Task inputs:
§ §

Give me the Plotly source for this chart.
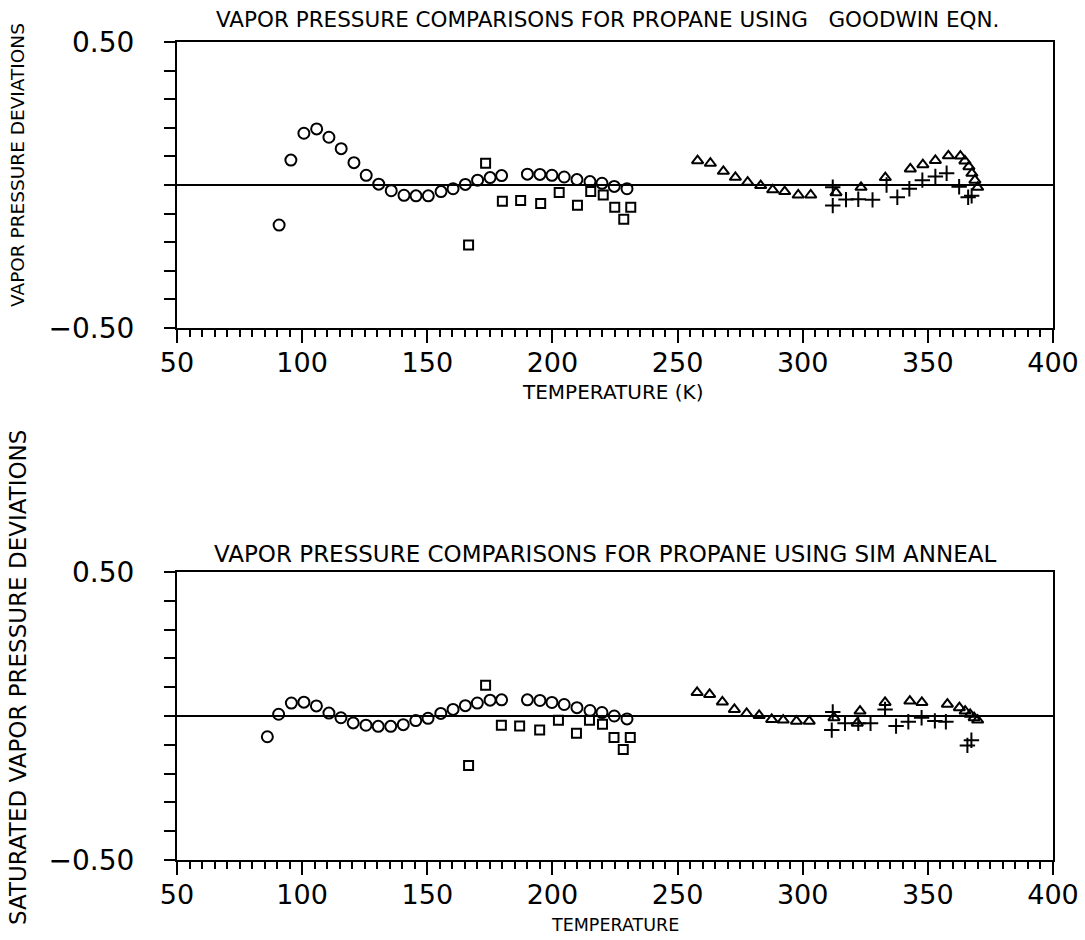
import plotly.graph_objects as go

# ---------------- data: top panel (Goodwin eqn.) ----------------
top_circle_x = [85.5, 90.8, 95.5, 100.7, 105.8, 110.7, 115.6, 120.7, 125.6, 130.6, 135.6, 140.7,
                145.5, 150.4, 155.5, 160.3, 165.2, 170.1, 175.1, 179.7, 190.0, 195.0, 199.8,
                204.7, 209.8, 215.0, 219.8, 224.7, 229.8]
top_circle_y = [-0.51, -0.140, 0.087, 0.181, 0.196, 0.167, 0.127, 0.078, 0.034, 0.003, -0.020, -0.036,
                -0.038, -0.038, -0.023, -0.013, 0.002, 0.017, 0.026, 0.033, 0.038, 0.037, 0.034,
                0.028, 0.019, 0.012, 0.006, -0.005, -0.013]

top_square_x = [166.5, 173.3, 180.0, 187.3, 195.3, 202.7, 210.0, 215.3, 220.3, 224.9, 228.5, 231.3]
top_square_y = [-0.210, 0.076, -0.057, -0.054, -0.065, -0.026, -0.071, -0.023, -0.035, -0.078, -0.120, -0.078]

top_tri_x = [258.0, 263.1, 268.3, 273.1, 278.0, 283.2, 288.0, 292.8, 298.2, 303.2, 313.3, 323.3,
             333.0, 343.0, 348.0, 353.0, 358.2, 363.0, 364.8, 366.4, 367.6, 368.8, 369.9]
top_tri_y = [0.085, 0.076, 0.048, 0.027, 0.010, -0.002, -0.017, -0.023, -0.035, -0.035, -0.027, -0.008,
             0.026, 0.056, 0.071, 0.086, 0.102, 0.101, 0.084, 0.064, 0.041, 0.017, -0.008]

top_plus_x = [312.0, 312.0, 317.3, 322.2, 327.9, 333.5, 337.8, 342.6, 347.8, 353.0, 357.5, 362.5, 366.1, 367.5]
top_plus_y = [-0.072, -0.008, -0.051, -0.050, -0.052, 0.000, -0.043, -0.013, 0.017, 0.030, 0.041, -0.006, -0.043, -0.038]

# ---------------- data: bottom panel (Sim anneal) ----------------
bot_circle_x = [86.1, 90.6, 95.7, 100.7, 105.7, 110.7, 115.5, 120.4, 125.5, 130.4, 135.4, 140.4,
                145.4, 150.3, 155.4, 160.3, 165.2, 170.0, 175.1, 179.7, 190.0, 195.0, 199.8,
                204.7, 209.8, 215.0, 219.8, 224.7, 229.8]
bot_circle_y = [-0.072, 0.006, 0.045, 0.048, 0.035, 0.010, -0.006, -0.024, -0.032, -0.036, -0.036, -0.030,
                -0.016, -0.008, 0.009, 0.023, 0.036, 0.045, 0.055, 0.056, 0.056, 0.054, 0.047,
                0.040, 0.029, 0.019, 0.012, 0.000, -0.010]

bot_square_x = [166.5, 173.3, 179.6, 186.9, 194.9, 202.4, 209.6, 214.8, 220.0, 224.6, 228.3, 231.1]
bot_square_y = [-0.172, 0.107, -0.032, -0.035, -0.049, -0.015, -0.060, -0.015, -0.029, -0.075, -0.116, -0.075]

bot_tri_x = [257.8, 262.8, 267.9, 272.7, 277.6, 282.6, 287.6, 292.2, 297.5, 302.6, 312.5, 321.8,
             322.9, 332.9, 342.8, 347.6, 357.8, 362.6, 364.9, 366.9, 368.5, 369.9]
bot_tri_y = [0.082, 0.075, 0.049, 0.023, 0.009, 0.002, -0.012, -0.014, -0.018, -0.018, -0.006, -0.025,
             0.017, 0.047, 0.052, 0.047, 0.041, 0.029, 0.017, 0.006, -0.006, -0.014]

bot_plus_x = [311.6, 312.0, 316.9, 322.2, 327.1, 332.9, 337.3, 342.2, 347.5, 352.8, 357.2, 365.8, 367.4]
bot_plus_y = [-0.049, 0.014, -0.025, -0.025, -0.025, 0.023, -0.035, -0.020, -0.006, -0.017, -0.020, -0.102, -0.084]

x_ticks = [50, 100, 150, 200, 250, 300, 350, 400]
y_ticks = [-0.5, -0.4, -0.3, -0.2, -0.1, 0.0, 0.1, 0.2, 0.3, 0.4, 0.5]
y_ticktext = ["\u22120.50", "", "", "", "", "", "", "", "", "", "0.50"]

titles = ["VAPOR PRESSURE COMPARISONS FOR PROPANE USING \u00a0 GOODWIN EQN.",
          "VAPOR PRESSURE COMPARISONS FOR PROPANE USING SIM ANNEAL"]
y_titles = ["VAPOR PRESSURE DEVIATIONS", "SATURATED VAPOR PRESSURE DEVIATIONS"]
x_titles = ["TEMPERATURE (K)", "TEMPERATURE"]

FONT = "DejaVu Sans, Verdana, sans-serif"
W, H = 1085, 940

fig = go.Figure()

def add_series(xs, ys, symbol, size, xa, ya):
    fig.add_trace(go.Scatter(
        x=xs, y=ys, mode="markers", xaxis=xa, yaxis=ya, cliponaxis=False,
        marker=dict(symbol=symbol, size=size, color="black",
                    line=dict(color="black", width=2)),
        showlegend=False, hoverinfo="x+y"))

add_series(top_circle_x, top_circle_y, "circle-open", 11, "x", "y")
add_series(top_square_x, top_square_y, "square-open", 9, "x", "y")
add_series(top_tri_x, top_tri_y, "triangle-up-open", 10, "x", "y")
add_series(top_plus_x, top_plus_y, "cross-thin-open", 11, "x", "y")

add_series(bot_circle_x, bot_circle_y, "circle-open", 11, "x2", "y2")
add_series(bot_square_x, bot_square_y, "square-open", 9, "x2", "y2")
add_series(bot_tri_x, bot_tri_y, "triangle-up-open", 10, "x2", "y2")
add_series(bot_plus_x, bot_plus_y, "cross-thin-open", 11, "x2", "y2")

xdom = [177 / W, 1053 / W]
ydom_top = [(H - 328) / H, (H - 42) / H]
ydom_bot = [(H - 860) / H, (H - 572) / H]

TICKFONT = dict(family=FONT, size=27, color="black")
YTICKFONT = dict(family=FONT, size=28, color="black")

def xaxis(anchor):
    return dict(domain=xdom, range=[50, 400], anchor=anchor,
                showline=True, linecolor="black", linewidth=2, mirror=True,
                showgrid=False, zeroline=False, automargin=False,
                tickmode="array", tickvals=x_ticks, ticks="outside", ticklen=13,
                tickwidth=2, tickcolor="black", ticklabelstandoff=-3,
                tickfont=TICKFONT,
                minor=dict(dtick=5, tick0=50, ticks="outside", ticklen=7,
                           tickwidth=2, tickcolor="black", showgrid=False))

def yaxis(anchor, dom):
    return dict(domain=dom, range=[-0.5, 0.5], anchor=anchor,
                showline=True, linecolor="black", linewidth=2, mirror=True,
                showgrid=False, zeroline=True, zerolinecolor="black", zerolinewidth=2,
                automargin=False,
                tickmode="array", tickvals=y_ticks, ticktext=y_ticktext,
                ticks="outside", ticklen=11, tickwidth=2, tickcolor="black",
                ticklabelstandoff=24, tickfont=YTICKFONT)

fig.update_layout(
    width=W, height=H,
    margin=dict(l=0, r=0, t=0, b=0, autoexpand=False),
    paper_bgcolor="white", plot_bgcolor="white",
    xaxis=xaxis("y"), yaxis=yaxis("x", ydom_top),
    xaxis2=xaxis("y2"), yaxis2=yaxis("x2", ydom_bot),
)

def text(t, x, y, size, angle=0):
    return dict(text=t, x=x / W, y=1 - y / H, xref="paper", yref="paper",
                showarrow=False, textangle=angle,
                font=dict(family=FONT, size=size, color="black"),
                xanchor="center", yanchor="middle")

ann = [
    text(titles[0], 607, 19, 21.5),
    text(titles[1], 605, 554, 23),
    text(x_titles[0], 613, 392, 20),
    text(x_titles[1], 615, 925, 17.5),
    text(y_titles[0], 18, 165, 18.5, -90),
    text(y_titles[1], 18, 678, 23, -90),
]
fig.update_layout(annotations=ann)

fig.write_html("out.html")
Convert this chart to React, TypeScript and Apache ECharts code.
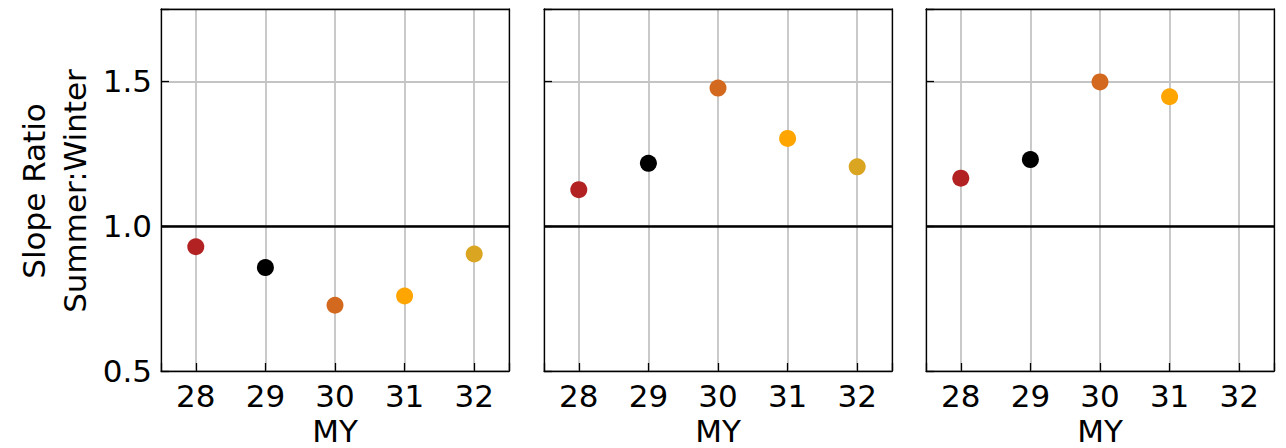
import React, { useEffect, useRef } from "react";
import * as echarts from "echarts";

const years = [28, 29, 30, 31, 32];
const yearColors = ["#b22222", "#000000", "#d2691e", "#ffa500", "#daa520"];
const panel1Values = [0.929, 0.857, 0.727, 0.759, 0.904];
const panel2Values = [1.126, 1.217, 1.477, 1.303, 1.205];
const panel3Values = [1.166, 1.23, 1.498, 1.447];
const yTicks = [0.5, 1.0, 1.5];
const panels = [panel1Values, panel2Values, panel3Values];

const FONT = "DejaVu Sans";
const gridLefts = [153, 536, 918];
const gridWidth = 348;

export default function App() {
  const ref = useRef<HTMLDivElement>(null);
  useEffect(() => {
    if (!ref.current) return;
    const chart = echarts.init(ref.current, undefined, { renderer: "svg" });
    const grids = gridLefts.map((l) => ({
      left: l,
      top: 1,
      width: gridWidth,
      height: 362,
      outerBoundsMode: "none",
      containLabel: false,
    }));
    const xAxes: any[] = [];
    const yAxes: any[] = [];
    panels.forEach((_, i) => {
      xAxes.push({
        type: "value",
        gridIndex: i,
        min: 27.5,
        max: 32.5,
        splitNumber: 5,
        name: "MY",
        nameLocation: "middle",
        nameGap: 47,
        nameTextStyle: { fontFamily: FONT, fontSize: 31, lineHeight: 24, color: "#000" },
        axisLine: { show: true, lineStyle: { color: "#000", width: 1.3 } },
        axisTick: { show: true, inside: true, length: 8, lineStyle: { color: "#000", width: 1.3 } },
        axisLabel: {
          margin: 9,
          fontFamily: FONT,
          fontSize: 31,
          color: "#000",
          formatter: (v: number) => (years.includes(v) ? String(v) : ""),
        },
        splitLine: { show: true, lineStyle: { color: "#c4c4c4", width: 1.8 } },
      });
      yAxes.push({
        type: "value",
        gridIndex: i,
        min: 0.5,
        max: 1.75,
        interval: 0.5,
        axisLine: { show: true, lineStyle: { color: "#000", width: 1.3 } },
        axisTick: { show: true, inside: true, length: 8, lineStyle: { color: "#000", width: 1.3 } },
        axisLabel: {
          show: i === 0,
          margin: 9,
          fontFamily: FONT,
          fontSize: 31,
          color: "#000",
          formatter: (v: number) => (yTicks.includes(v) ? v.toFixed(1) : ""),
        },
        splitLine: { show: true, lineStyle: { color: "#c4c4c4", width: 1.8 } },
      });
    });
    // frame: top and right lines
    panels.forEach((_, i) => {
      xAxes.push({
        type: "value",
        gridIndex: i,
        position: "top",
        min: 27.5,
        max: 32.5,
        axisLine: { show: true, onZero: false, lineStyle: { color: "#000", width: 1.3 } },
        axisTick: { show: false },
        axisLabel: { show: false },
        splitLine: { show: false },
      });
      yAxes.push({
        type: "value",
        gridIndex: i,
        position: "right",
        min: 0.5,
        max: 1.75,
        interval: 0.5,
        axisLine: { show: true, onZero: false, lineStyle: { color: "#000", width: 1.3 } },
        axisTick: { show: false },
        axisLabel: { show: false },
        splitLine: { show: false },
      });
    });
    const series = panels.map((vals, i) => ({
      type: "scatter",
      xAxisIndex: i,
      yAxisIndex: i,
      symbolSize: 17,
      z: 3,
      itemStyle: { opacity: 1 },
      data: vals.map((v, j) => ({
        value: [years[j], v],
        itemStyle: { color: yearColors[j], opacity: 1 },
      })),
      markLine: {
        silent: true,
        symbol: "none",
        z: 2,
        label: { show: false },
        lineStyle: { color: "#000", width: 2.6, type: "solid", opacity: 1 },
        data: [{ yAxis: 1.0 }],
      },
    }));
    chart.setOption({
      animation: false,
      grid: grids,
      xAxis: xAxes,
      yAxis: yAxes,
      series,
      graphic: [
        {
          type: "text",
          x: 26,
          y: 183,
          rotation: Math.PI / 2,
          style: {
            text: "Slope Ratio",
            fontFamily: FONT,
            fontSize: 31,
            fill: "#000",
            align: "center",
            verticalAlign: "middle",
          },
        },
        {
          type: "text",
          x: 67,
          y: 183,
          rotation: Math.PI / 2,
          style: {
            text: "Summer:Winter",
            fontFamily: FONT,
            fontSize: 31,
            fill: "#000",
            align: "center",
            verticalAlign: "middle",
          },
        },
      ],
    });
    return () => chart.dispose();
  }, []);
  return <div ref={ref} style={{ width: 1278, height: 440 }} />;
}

§ §

Objective: Quote the data above exactly from the line with "Convert this chart" to the line with "const gridWidth = 348;", both ends counted, and nothing else. Pictures don't go in.

Solution to the exercise:
Convert this chart to React, TypeScript and Apache ECharts code.
import React, { useEffect, useRef } from "react";
import * as echarts from "echarts";

const years = [28, 29, 30, 31, 32];
const yearColors = ["#b22222", "#000000", "#d2691e", "#ffa500", "#daa520"];
const panel1Values = [0.929, 0.857, 0.727, 0.759, 0.904];
const panel2Values = [1.126, 1.217, 1.477, 1.303, 1.205];
const panel3Values = [1.166, 1.23, 1.498, 1.447];
const yTicks = [0.5, 1.0, 1.5];
const panels = [panel1Values, panel2Values, panel3Values];

const FONT = "DejaVu Sans";
const gridLefts = [153, 536, 918];
const gridWidth = 348;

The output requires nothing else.